Problem details: Scan the records below for the line containing "Give me the" and the line containing "const yMinorDecades = [11, 12, 13];". Copy both, plus every line between, exactly.
+++
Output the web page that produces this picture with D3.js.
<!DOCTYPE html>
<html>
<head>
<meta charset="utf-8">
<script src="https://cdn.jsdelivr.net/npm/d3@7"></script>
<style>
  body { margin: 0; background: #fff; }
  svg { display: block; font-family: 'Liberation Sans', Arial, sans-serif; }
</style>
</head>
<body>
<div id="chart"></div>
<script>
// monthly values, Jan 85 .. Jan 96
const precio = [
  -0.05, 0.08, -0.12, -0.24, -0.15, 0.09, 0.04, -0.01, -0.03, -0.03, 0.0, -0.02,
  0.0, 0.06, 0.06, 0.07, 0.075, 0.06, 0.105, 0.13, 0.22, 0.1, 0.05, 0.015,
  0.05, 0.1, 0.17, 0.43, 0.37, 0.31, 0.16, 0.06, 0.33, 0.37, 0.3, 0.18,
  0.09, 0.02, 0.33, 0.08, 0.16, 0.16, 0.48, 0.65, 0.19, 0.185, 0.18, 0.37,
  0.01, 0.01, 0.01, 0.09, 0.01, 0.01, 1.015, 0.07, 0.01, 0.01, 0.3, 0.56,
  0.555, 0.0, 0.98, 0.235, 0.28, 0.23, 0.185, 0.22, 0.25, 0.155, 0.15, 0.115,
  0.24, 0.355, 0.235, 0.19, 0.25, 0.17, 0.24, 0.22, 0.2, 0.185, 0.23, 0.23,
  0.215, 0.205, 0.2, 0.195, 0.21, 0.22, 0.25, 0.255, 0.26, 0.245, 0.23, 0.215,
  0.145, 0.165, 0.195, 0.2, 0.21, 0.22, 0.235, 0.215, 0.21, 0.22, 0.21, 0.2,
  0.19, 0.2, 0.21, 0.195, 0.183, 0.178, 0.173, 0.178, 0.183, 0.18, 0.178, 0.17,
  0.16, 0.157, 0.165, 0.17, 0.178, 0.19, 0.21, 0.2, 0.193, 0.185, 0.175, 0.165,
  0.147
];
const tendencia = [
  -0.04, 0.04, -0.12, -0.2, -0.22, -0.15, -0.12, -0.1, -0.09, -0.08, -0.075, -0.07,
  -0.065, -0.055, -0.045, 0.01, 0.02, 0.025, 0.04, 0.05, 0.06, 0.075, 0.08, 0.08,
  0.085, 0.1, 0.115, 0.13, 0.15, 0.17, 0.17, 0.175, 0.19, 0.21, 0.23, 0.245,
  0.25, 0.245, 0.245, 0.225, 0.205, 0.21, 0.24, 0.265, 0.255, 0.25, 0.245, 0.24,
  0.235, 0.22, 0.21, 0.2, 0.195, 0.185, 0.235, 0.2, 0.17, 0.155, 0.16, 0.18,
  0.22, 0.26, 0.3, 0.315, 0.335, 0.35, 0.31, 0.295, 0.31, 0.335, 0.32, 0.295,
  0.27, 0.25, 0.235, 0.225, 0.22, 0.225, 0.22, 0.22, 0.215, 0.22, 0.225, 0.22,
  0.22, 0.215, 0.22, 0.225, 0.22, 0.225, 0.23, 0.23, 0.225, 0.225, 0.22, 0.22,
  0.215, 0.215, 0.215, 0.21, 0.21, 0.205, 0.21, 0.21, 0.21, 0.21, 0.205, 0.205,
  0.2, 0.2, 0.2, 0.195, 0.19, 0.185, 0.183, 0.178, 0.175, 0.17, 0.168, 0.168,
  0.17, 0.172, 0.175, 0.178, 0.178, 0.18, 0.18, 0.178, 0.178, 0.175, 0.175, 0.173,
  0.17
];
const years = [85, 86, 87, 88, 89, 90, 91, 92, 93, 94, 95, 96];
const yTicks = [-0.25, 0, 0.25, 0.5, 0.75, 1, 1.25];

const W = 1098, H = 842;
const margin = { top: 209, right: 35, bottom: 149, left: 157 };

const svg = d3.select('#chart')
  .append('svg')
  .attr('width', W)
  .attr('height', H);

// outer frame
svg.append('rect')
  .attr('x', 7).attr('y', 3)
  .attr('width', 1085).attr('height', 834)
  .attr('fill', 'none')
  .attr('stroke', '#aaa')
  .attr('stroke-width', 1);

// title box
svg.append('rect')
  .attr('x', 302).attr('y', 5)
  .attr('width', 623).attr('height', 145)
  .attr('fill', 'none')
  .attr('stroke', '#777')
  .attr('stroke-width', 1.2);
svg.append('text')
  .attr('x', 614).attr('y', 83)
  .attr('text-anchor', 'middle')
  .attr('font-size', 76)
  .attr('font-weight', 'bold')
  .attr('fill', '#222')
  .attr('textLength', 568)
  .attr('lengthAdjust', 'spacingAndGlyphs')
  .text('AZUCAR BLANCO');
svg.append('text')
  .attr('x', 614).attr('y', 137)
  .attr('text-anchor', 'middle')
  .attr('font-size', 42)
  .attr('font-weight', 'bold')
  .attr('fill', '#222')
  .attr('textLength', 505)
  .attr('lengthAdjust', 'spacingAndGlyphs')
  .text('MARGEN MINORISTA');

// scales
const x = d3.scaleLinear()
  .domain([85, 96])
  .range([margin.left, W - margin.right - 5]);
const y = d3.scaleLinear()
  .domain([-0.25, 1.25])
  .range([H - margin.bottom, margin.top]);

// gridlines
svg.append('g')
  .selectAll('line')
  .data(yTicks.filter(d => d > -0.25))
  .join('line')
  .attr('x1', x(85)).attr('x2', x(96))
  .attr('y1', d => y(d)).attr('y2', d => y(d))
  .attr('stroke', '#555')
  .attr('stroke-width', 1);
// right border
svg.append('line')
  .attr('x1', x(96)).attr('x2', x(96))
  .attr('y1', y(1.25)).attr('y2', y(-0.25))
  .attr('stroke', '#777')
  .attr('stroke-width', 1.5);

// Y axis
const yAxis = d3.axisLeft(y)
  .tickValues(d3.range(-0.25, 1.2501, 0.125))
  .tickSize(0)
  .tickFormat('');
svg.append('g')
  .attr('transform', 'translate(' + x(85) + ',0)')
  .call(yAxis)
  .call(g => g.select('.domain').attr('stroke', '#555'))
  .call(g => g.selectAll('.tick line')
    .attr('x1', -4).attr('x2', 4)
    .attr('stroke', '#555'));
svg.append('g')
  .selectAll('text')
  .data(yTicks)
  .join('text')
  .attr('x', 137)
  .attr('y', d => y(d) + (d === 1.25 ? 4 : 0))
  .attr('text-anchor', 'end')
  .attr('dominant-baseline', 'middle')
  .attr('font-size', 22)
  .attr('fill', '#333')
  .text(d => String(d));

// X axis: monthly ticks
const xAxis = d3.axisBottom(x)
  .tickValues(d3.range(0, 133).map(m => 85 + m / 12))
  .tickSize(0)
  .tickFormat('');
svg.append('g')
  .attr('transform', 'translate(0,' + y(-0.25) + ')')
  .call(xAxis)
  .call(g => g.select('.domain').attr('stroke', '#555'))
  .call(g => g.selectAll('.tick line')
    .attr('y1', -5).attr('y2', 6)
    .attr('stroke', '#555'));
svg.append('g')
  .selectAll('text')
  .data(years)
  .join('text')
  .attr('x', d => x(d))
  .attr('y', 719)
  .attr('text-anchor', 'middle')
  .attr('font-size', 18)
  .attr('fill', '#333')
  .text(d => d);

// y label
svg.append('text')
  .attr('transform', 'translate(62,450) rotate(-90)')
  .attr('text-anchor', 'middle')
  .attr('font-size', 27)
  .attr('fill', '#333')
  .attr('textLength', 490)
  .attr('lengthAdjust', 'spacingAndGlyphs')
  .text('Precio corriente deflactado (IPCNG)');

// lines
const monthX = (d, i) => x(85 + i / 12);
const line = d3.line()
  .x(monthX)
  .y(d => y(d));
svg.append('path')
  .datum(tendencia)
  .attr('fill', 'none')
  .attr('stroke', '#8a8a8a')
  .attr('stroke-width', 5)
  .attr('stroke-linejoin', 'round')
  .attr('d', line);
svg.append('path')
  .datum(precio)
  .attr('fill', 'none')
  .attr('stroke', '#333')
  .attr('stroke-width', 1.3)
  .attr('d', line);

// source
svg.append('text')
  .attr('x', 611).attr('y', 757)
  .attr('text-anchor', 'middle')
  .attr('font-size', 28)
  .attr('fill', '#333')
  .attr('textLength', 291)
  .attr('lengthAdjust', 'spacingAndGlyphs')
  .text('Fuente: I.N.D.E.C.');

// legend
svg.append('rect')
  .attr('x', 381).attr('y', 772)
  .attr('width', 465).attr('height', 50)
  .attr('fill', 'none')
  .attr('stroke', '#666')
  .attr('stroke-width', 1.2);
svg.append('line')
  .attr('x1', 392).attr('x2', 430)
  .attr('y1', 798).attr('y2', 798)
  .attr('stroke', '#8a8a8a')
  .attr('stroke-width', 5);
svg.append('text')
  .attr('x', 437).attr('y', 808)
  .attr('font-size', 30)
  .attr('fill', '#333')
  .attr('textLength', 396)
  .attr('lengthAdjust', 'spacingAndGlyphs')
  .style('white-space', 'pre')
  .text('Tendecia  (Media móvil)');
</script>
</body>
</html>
+++
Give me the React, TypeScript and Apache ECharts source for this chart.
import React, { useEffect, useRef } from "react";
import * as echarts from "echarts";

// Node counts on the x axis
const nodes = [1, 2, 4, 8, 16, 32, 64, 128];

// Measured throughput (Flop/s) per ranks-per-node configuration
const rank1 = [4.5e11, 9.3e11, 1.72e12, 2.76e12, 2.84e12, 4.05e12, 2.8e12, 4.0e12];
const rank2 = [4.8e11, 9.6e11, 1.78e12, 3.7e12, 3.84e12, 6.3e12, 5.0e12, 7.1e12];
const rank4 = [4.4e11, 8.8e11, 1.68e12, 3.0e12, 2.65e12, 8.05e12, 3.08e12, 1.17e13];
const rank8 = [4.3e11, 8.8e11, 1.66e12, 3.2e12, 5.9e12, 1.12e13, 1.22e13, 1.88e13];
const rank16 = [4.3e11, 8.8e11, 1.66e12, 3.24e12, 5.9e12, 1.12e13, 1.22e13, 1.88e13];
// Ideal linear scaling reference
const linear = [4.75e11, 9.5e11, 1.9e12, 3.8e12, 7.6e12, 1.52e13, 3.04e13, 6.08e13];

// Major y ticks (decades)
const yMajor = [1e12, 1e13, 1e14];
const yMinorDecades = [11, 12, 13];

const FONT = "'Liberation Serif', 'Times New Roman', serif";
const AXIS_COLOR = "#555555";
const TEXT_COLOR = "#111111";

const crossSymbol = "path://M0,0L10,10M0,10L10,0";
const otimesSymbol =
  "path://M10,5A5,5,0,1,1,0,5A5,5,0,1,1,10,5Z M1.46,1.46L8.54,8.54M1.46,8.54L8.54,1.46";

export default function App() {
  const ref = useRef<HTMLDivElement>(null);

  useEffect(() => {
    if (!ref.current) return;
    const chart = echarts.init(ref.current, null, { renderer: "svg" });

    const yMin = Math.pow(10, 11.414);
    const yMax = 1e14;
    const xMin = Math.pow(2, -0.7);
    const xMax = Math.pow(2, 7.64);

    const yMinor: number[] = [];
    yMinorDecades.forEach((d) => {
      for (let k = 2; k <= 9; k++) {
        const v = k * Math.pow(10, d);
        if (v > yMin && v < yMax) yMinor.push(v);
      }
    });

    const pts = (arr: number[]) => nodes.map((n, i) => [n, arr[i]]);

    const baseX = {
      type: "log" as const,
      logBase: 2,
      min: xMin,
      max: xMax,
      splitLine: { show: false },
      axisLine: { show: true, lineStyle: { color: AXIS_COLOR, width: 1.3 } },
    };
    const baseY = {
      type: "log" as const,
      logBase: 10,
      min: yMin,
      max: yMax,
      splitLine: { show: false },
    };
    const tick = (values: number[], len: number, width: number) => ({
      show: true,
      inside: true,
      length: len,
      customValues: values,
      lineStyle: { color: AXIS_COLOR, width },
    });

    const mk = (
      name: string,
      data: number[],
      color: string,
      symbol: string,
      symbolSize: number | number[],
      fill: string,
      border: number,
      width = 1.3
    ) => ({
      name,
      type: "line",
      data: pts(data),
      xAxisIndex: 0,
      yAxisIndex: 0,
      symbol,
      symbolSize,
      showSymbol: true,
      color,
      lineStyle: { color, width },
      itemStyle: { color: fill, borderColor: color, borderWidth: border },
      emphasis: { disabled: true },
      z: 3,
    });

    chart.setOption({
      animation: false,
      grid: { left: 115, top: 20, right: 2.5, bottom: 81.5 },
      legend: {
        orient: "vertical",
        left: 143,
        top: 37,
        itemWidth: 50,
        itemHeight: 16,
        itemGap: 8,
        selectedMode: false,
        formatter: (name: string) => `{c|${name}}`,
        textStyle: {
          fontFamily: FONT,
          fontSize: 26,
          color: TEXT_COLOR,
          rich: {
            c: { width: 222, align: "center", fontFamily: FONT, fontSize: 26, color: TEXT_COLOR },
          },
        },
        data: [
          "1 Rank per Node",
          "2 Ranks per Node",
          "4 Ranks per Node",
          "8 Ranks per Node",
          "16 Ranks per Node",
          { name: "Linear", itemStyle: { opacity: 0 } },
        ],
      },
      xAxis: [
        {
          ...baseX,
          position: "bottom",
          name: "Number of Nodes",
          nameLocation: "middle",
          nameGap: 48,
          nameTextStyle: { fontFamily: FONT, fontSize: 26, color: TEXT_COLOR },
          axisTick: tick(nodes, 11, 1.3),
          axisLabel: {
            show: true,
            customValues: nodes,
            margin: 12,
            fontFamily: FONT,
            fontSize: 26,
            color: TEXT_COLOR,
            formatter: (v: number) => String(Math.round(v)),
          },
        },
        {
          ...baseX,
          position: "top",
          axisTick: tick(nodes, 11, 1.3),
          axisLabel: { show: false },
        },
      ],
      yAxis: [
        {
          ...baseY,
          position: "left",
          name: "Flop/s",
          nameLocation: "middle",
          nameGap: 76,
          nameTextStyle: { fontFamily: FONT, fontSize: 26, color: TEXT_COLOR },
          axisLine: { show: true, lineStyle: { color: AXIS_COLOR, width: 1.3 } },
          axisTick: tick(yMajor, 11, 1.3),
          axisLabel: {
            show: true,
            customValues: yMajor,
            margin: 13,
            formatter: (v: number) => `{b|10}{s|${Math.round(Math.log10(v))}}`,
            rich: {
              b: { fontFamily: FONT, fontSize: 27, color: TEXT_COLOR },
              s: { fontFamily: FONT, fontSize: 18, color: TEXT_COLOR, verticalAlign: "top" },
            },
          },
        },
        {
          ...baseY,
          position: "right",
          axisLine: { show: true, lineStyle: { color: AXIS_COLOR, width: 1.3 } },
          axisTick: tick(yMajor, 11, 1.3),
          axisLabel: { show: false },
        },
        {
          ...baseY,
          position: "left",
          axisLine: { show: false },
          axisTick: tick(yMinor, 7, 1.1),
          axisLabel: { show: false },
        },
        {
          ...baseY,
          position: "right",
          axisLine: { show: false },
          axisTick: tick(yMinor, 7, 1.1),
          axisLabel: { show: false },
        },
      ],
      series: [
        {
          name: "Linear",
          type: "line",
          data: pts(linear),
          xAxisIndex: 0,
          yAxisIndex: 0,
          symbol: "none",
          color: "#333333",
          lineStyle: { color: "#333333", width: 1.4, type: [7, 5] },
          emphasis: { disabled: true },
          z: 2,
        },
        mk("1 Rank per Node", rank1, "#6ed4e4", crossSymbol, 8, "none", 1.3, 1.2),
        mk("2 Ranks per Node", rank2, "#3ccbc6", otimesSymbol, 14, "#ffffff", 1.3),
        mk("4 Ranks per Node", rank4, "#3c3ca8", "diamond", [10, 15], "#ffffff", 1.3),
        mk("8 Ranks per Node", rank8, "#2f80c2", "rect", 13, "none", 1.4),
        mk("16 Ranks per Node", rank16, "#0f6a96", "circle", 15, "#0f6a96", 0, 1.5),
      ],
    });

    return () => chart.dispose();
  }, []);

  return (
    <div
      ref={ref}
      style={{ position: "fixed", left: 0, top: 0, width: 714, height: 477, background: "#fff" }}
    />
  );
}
+++
Exercise response:
Give me the React, TypeScript and Apache ECharts source for this chart.
import React, { useEffect, useRef } from "react";
import * as echarts from "echarts";

// Node counts on the x axis
const nodes = [1, 2, 4, 8, 16, 32, 64, 128];

// Measured throughput (Flop/s) per ranks-per-node configuration
const rank1 = [4.5e11, 9.3e11, 1.72e12, 2.76e12, 2.84e12, 4.05e12, 2.8e12, 4.0e12];
const rank2 = [4.8e11, 9.6e11, 1.78e12, 3.7e12, 3.84e12, 6.3e12, 5.0e12, 7.1e12];
const rank4 = [4.4e11, 8.8e11, 1.68e12, 3.0e12, 2.65e12, 8.05e12, 3.08e12, 1.17e13];
const rank8 = [4.3e11, 8.8e11, 1.66e12, 3.2e12, 5.9e12, 1.12e13, 1.22e13, 1.88e13];
const rank16 = [4.3e11, 8.8e11, 1.66e12, 3.24e12, 5.9e12, 1.12e13, 1.22e13, 1.88e13];
// Ideal linear scaling reference
const linear = [4.75e11, 9.5e11, 1.9e12, 3.8e12, 7.6e12, 1.52e13, 3.04e13, 6.08e13];

// Major y ticks (decades)
const yMajor = [1e12, 1e13, 1e14];
const yMinorDecades = [11, 12, 13];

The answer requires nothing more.